- **DATA FOR THE TASK**
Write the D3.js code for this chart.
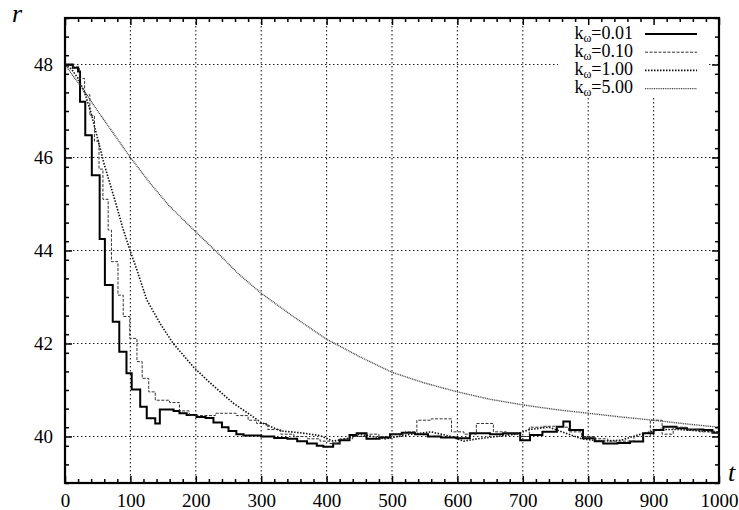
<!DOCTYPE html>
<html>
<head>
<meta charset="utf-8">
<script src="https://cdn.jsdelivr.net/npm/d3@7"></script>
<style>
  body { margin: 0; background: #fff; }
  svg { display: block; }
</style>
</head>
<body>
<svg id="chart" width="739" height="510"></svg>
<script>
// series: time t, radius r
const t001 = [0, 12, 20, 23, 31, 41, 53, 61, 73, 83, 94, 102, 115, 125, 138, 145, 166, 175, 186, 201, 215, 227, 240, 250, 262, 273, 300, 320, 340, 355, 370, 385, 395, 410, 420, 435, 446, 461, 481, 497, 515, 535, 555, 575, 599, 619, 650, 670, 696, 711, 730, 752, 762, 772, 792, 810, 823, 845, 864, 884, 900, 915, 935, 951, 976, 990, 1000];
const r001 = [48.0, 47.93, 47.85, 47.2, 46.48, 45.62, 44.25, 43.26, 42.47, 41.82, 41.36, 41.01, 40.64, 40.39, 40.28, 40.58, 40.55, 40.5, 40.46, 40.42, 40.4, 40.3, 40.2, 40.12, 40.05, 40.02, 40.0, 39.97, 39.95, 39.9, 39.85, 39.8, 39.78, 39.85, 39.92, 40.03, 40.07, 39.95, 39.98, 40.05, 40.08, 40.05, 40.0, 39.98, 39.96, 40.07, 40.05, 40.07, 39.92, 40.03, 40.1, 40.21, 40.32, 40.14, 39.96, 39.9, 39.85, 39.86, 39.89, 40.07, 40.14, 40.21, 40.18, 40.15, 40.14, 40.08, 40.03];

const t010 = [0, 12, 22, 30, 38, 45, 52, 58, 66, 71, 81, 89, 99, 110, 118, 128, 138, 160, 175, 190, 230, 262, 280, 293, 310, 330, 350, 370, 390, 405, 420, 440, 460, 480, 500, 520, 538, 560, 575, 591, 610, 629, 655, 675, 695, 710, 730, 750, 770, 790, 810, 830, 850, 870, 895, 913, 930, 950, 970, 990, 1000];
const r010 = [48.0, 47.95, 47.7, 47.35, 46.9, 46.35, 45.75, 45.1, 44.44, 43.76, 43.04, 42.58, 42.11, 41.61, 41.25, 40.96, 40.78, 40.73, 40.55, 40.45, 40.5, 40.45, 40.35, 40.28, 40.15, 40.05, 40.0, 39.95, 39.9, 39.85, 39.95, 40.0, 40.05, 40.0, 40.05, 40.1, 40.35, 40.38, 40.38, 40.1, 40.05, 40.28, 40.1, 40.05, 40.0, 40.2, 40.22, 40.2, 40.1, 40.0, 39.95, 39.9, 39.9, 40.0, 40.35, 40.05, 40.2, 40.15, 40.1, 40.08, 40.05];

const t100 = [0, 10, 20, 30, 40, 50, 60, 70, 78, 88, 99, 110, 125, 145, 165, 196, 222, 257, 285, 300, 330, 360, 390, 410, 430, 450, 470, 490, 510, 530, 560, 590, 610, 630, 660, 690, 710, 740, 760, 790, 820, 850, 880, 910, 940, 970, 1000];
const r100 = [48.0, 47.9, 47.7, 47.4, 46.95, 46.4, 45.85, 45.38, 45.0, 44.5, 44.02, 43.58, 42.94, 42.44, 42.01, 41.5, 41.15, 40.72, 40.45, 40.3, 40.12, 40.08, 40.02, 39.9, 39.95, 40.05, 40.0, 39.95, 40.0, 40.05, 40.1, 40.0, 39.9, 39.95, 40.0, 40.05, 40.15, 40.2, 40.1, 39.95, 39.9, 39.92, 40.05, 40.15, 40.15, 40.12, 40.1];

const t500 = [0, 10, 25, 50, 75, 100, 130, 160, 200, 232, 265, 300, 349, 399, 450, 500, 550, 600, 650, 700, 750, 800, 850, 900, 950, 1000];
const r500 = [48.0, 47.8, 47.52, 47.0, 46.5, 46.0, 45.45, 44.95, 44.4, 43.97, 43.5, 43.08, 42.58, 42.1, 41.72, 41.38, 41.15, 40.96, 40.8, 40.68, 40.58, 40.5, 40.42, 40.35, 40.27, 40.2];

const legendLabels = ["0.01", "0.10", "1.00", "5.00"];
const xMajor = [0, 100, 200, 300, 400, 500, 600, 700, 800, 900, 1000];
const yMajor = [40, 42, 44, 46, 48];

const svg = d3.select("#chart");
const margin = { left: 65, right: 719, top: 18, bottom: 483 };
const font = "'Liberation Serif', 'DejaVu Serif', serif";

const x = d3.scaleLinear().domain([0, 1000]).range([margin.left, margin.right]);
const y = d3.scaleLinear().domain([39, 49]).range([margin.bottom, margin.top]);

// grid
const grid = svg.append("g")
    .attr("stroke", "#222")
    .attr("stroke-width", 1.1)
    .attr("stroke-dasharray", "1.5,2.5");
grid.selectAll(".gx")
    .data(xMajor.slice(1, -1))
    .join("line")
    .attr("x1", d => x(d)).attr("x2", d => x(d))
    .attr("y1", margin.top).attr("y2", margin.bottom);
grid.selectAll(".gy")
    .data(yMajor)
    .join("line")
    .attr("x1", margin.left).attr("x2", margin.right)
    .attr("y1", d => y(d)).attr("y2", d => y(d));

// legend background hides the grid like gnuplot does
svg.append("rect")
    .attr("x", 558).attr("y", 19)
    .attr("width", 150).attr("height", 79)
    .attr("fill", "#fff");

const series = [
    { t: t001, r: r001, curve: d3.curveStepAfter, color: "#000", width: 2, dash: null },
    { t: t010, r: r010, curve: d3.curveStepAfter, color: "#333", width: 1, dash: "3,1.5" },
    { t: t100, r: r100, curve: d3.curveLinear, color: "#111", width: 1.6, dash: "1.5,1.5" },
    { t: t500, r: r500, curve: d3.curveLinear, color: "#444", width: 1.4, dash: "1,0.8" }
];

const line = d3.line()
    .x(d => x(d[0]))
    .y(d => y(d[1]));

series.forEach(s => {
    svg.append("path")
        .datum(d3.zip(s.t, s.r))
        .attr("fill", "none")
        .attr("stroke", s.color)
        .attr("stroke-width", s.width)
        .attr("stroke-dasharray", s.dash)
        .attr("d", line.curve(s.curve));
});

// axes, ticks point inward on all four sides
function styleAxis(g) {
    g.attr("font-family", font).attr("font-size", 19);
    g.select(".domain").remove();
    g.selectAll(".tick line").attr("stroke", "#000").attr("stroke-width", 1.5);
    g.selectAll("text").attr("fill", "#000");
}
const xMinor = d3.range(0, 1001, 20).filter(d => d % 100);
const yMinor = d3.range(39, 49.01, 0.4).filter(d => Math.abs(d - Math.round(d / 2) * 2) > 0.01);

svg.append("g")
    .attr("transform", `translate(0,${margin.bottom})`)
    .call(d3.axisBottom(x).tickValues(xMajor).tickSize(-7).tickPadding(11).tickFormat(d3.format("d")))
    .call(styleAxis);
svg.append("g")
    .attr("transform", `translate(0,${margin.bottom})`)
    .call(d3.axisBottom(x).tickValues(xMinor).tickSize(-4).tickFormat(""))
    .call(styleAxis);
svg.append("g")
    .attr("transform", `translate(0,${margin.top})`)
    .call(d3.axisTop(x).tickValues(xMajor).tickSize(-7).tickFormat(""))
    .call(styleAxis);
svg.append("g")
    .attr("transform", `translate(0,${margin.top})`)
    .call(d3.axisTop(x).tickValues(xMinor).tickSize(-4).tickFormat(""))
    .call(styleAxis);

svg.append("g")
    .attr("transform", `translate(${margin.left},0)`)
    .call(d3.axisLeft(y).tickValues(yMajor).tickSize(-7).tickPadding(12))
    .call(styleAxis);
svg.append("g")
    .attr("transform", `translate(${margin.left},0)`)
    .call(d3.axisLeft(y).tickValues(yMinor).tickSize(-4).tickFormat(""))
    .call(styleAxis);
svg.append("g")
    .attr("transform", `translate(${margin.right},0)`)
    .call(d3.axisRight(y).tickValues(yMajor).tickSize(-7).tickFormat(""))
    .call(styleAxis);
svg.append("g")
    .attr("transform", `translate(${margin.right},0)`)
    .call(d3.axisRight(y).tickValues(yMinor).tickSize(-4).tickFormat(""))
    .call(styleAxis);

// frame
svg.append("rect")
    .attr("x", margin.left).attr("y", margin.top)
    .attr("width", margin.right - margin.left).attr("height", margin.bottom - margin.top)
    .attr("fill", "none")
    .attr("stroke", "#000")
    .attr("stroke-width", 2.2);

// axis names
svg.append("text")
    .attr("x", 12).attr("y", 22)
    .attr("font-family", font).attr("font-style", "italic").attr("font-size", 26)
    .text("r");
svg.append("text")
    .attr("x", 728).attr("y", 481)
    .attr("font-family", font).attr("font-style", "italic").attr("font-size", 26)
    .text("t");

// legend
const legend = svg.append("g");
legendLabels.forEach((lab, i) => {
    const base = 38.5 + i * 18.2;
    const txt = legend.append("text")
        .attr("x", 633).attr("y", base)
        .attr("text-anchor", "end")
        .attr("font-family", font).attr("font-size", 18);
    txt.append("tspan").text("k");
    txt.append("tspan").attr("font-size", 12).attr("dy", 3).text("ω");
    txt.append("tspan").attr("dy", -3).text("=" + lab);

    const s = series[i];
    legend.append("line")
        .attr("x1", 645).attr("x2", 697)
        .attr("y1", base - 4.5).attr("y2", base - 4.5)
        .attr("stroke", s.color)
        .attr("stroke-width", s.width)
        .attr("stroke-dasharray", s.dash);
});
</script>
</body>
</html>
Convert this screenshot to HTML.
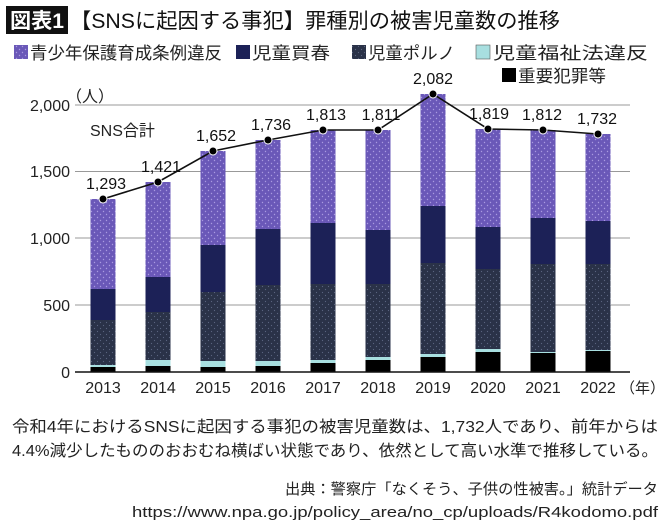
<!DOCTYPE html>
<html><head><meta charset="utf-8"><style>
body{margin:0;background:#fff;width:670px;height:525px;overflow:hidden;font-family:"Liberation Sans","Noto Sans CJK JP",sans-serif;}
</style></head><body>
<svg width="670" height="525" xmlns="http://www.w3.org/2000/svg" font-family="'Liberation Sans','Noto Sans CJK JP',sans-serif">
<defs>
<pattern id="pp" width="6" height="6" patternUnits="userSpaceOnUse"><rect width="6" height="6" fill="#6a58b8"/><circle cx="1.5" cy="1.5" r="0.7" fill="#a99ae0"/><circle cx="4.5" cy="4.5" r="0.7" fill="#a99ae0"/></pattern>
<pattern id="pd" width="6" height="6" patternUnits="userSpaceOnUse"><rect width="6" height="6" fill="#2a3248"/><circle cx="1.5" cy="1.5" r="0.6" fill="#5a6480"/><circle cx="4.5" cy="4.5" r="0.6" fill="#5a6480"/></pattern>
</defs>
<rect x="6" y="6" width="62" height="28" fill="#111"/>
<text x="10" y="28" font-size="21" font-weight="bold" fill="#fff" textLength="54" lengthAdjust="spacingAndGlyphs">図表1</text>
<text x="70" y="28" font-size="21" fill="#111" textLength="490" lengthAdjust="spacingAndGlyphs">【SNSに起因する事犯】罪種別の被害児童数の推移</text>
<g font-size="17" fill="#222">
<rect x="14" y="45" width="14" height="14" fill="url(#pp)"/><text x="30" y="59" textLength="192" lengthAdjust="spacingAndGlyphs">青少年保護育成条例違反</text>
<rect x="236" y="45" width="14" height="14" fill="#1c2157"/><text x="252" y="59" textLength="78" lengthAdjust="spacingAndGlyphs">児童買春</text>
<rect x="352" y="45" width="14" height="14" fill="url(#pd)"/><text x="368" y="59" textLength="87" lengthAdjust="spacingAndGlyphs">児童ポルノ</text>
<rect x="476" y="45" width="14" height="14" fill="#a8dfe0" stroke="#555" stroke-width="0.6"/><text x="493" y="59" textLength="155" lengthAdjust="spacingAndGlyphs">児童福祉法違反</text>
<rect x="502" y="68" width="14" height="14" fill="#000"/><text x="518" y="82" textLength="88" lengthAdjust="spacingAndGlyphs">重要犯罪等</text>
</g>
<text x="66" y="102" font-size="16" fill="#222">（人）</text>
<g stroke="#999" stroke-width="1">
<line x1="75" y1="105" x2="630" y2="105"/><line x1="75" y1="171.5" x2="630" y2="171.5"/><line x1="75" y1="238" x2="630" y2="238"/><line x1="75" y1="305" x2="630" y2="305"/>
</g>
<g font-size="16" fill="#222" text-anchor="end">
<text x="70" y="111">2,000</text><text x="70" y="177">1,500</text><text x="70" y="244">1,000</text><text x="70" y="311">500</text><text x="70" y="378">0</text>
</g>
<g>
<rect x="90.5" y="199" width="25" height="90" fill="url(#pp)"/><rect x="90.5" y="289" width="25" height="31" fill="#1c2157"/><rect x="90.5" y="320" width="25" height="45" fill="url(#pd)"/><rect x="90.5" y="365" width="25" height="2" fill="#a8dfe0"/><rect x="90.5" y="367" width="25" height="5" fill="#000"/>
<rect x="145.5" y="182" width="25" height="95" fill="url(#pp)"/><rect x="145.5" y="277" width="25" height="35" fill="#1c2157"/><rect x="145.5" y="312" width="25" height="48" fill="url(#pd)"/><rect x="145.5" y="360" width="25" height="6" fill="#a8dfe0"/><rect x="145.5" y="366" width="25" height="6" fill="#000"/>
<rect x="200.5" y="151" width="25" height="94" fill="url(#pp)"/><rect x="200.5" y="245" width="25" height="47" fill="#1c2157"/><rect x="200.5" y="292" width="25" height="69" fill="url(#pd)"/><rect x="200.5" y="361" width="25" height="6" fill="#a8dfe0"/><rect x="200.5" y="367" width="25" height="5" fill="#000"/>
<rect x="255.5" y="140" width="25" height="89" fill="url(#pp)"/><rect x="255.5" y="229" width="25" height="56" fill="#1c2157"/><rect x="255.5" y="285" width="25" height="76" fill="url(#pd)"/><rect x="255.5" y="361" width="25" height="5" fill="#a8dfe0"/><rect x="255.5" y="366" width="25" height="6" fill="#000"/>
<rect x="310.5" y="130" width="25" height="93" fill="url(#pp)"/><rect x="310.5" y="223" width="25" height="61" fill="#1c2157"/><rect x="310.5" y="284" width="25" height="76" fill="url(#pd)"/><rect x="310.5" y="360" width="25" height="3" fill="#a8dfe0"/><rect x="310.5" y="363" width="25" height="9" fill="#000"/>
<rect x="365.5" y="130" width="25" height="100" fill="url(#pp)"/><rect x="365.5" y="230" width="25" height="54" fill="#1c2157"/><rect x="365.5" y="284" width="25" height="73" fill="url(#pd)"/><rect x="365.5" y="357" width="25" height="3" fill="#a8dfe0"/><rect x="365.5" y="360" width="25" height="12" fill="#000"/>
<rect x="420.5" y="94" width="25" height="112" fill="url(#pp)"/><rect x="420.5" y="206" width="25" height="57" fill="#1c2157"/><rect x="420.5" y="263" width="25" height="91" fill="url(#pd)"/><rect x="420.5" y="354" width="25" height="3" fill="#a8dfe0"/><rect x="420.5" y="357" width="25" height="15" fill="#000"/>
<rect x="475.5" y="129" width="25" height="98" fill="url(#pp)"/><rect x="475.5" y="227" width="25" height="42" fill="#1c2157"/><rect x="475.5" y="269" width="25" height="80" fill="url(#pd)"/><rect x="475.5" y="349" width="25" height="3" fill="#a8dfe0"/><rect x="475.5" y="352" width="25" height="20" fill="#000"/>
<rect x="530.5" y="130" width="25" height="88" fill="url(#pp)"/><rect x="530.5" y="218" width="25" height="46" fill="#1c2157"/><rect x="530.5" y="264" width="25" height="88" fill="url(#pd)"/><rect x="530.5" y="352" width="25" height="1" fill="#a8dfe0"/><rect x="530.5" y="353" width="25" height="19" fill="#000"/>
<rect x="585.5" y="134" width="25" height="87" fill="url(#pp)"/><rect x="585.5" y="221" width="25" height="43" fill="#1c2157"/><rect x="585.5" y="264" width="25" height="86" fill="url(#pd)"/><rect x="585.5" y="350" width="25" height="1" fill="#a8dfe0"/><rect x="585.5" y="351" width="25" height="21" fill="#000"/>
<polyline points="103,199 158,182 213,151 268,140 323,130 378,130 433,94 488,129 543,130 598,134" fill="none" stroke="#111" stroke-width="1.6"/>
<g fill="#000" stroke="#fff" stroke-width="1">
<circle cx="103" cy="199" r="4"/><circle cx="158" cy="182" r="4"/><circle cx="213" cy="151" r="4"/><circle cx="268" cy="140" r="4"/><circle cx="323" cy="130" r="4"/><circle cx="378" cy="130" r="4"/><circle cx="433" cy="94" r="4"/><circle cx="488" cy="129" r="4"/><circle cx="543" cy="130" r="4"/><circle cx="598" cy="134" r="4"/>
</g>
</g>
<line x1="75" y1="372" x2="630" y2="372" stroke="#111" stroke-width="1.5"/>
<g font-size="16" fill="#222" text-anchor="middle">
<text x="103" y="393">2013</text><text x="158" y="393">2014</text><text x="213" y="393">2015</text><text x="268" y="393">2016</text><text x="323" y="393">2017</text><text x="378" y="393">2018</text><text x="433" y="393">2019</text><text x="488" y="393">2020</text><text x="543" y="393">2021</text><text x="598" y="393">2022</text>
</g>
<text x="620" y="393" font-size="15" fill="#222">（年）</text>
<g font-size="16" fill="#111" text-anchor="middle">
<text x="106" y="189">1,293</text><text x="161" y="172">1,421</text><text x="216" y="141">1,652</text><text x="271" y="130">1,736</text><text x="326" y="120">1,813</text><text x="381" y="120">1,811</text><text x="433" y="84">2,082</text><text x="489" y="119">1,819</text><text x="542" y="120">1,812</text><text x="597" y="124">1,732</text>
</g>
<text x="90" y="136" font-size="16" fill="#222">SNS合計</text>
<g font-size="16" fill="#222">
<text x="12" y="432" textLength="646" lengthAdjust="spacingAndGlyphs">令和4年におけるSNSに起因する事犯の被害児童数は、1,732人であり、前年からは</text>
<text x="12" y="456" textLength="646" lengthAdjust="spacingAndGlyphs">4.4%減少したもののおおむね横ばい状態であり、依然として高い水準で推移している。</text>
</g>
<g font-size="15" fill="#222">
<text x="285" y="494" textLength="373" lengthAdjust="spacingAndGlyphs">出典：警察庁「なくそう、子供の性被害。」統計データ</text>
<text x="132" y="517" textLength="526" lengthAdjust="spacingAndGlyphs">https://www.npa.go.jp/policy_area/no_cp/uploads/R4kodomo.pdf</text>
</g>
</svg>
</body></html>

- **THE EXERCISE**
Scan the listing above and identify each line holding the string "this"; copy every such line.

- **REPLY**
Write the D3.js code for this chart.
Convert this screenshot to HTML.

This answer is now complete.